The task = Restate all the material verbatim, except for the pictures.

%%

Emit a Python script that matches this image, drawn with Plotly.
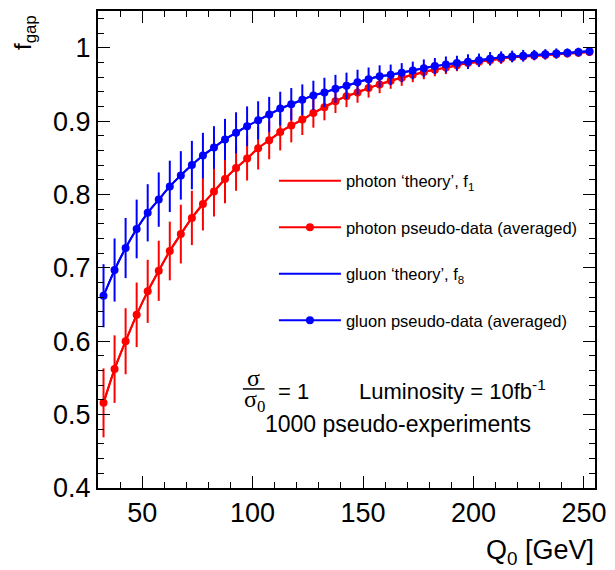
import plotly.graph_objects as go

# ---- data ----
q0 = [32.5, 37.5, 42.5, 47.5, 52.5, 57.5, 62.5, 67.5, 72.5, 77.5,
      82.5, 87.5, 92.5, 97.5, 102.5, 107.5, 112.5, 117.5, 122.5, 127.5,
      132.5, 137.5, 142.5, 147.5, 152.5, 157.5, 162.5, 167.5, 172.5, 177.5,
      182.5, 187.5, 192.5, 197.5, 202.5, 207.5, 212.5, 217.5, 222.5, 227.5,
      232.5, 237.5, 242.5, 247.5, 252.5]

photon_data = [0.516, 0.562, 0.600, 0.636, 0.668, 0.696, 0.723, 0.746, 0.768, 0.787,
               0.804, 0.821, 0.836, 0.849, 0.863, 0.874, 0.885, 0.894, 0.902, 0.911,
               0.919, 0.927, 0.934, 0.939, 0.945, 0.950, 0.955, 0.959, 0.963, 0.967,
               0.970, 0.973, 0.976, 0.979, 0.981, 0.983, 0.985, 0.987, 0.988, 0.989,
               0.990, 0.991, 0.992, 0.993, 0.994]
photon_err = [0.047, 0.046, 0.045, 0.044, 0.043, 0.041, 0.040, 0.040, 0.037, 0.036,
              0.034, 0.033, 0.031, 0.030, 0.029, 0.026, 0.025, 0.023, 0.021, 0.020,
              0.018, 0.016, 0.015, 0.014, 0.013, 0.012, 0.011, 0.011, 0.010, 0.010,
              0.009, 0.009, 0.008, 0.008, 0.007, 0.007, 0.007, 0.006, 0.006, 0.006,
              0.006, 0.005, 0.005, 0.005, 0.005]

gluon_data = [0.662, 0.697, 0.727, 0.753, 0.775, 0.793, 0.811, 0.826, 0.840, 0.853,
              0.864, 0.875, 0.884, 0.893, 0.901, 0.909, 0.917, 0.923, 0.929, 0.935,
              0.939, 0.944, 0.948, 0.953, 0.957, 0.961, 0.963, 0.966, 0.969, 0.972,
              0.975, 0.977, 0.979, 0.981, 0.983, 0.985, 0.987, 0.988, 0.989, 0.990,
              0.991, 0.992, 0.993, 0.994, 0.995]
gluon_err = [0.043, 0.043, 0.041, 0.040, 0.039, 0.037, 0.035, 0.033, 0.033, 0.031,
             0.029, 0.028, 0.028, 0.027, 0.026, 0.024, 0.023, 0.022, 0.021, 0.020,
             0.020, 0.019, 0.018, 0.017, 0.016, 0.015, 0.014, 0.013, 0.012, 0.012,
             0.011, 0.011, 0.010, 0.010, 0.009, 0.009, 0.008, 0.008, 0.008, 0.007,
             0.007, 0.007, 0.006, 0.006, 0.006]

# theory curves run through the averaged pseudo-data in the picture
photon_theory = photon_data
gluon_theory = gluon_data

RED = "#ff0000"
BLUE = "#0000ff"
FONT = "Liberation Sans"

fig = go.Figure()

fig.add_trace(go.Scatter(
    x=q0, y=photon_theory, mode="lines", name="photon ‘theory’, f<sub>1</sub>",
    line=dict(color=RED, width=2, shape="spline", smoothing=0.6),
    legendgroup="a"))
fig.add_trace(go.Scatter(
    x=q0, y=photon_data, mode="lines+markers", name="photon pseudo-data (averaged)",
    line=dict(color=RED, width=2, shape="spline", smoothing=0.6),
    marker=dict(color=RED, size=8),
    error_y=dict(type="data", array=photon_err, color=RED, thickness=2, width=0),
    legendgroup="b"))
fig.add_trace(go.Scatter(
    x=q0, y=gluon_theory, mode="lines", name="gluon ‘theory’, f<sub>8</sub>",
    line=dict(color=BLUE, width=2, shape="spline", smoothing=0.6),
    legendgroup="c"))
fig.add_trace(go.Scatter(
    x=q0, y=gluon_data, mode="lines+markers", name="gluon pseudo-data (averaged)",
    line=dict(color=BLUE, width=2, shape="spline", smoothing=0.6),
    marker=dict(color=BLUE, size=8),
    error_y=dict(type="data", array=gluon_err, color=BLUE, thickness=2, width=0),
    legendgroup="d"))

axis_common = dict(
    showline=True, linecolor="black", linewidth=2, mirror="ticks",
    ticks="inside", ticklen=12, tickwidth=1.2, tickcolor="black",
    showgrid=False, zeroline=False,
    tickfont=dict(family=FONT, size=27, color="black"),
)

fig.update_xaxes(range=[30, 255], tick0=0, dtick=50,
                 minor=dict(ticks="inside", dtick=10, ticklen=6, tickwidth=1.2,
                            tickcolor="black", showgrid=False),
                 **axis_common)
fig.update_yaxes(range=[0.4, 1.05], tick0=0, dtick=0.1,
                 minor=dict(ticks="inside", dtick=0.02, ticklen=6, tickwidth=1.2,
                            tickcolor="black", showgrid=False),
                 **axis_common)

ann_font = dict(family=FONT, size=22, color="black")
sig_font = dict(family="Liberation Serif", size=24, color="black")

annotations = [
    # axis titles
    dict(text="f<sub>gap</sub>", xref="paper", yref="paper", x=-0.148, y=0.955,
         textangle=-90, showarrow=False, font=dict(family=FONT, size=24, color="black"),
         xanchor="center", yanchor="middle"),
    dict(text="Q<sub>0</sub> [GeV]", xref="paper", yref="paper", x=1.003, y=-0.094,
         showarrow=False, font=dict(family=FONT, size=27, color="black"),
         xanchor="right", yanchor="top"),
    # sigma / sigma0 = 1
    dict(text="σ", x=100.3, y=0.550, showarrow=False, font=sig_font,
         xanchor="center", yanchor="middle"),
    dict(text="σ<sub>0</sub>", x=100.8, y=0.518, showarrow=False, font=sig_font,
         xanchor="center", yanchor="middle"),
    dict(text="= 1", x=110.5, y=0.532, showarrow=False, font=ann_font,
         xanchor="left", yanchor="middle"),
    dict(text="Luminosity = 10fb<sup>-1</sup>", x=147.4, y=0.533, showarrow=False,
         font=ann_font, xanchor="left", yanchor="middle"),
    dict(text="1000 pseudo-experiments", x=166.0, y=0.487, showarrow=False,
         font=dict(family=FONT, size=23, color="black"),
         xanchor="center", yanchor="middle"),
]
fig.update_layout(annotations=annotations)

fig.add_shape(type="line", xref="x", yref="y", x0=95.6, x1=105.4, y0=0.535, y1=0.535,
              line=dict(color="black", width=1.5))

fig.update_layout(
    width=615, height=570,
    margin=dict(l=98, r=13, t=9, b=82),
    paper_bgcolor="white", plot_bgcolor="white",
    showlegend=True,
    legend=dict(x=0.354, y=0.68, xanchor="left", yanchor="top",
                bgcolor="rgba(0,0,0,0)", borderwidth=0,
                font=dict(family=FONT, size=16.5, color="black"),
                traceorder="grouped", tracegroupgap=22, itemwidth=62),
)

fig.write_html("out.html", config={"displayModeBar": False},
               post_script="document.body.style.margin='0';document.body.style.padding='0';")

%%

Answer below =
Emit a Python script that matches this image, drawn with Plotly.
import plotly.graph_objects as go

# ---- data ----
q0 = [32.5, 37.5, 42.5, 47.5, 52.5, 57.5, 62.5, 67.5, 72.5, 77.5,
      82.5, 87.5, 92.5, 97.5, 102.5, 107.5, 112.5, 117.5, 122.5, 127.5,
      132.5, 137.5, 142.5, 147.5, 152.5, 157.5, 162.5, 167.5, 172.5, 177.5,
      182.5, 187.5, 192.5, 197.5, 202.5, 207.5, 212.5, 217.5, 222.5, 227.5,
      232.5, 237.5, 242.5, 247.5, 252.5]

photon_data = [0.516, 0.562, 0.600, 0.636, 0.668, 0.696, 0.723, 0.746, 0.768, 0.787,
               0.804, 0.821, 0.836, 0.849, 0.863, 0.874, 0.885, 0.894, 0.902, 0.911,
               0.919, 0.927, 0.934, 0.939, 0.945, 0.950, 0.955, 0.959, 0.963, 0.967,
               0.970, 0.973, 0.976, 0.979, 0.981, 0.983, 0.985, 0.987, 0.988, 0.989,
               0.990, 0.991, 0.992, 0.993, 0.994]
photon_err = [0.047, 0.046, 0.045, 0.044, 0.043, 0.041, 0.040, 0.040, 0.037, 0.036,
              0.034, 0.033, 0.031, 0.030, 0.029, 0.026, 0.025, 0.023, 0.021, 0.020,
              0.018, 0.016, 0.015, 0.014, 0.013, 0.012, 0.011, 0.011, 0.010, 0.010,
              0.009, 0.009, 0.008, 0.008, 0.007, 0.007, 0.007, 0.006, 0.006, 0.006,
              0.006, 0.005, 0.005, 0.005, 0.005]

gluon_data = [0.662, 0.697, 0.727, 0.753, 0.775, 0.793, 0.811, 0.826, 0.840, 0.853,
              0.864, 0.875, 0.884, 0.893, 0.901, 0.909, 0.917, 0.923, 0.929, 0.935,
              0.939, 0.944, 0.948, 0.953, 0.957, 0.961, 0.963, 0.966, 0.969, 0.972,
              0.975, 0.977, 0.979, 0.981, 0.983, 0.985, 0.987, 0.988, 0.989, 0.990,
              0.991, 0.992, 0.993, 0.994, 0.995]
gluon_err = [0.043, 0.043, 0.041, 0.040, 0.039, 0.037, 0.035, 0.033, 0.033, 0.031,
             0.029, 0.028, 0.028, 0.027, 0.026, 0.024, 0.023, 0.022, 0.021, 0.020,
             0.020, 0.019, 0.018, 0.017, 0.016, 0.015, 0.014, 0.013, 0.012, 0.012,
             0.011, 0.011, 0.010, 0.010, 0.009, 0.009, 0.008, 0.008, 0.008, 0.007,
             0.007, 0.007, 0.006, 0.006, 0.006]

# theory curves run through the averaged pseudo-data in the picture
photon_theory = photon_data
gluon_theory = gluon_data

RED = "#ff0000"
BLUE = "#0000ff"
FONT = "Liberation Sans"

fig = go.Figure()

fig.add_trace(go.Scatter(
    x=q0, y=photon_theory, mode="lines", name="photon ‘theory’, f<sub>1</sub>",
    line=dict(color=RED, width=2, shape="spline", smoothing=0.6),
    legendgroup="a"))
fig.add_trace(go.Scatter(
    x=q0, y=photon_data, mode="lines+markers", name="photon pseudo-data (averaged)",
    line=dict(color=RED, width=2, shape="spline", smoothing=0.6),
    marker=dict(color=RED, size=8),
    error_y=dict(type="data", array=photon_err, color=RED, thickness=2, width=0),
    legendgroup="b"))
fig.add_trace(go.Scatter(
    x=q0, y=gluon_theory, mode="lines", name="gluon ‘theory’, f<sub>8</sub>",
    line=dict(color=BLUE, width=2, shape="spline", smoothing=0.6),
    legendgroup="c"))
fig.add_trace(go.Scatter(
    x=q0, y=gluon_data, mode="lines+markers", name="gluon pseudo-data (averaged)",
    line=dict(color=BLUE, width=2, shape="spline", smoothing=0.6),
    marker=dict(color=BLUE, size=8),
    error_y=dict(type="data", array=gluon_err, color=BLUE, thickness=2, width=0),
    legendgroup="d"))

axis_common = dict(
    showline=True, linecolor="black", linewidth=2, mirror="ticks",
    ticks="inside", ticklen=12, tickwidth=1.2, tickcolor="black",
    showgrid=False, zeroline=False,
    tickfont=dict(family=FONT, size=27, color="black"),
)

fig.update_xaxes(range=[30, 255], tick0=0, dtick=50,
                 minor=dict(ticks="inside", dtick=10, ticklen=6, tickwidth=1.2,
                            tickcolor="black", showgrid=False),
                 **axis_common)
fig.update_yaxes(range=[0.4, 1.05], tick0=0, dtick=0.1,
                 minor=dict(ticks="inside", dtick=0.02, ticklen=6, tickwidth=1.2,
                            tickcolor="black", showgrid=False),
                 **axis_common)

ann_font = dict(family=FONT, size=22, color="black")
sig_font = dict(family="Liberation Serif", size=24, color="black")

annotations = [
    # axis titles
    dict(text="f<sub>gap</sub>", xref="paper", yref="paper", x=-0.148, y=0.955,
         textangle=-90, showarrow=False, font=dict(family=FONT, size=24, color="black"),
         xanchor="center", yanchor="middle"),
    dict(text="Q<sub>0</sub> [GeV]", xref="paper", yref="paper", x=1.003, y=-0.094,
         showarrow=False, font=dict(family=FONT, size=27, color="black"),
         xanchor="right", yanchor="top"),
    # sigma / sigma0 = 1
    dict(text="σ", x=100.3, y=0.550, showarrow=False, font=sig_font,
         xanchor="center", yanchor="middle"),
    dict(text="σ<sub>0</sub>", x=100.8, y=0.518, showarrow=False, font=sig_font,
         xanchor="center", yanchor="middle"),
    dict(text="= 1", x=110.5, y=0.532, showarrow=False, font=ann_font,
         xanchor="left", yanchor="middle"),
    dict(text="Luminosity = 10fb<sup>-1</sup>", x=147.4, y=0.533, showarrow=False,
         font=ann_font, xanchor="left", yanchor="middle"),
    dict(text="1000 pseudo-experiments", x=166.0, y=0.487, showarrow=False,
         font=dict(family=FONT, size=23, color="black"),
         xanchor="center", yanchor="middle"),
]
fig.update_layout(annotations=annotations)

fig.add_shape(type="line", xref="x", yref="y", x0=95.6, x1=105.4, y0=0.535, y1=0.535,
              line=dict(color="black", width=1.5))

fig.update_layout(
    width=615, height=570,
    margin=dict(l=98, r=13, t=9, b=82),
    paper_bgcolor="white", plot_bgcolor="white",
    showlegend=True,
    legend=dict(x=0.354, y=0.68, xanchor="left", yanchor="top",
                bgcolor="rgba(0,0,0,0)", borderwidth=0,
                font=dict(family=FONT, size=16.5, color="black"),
                traceorder="grouped", tracegroupgap=22, itemwidth=62),
)

fig.write_html("out.html", config={"displayModeBar": False},
               post_script="document.body.style.margin='0';document.body.style.padding='0';")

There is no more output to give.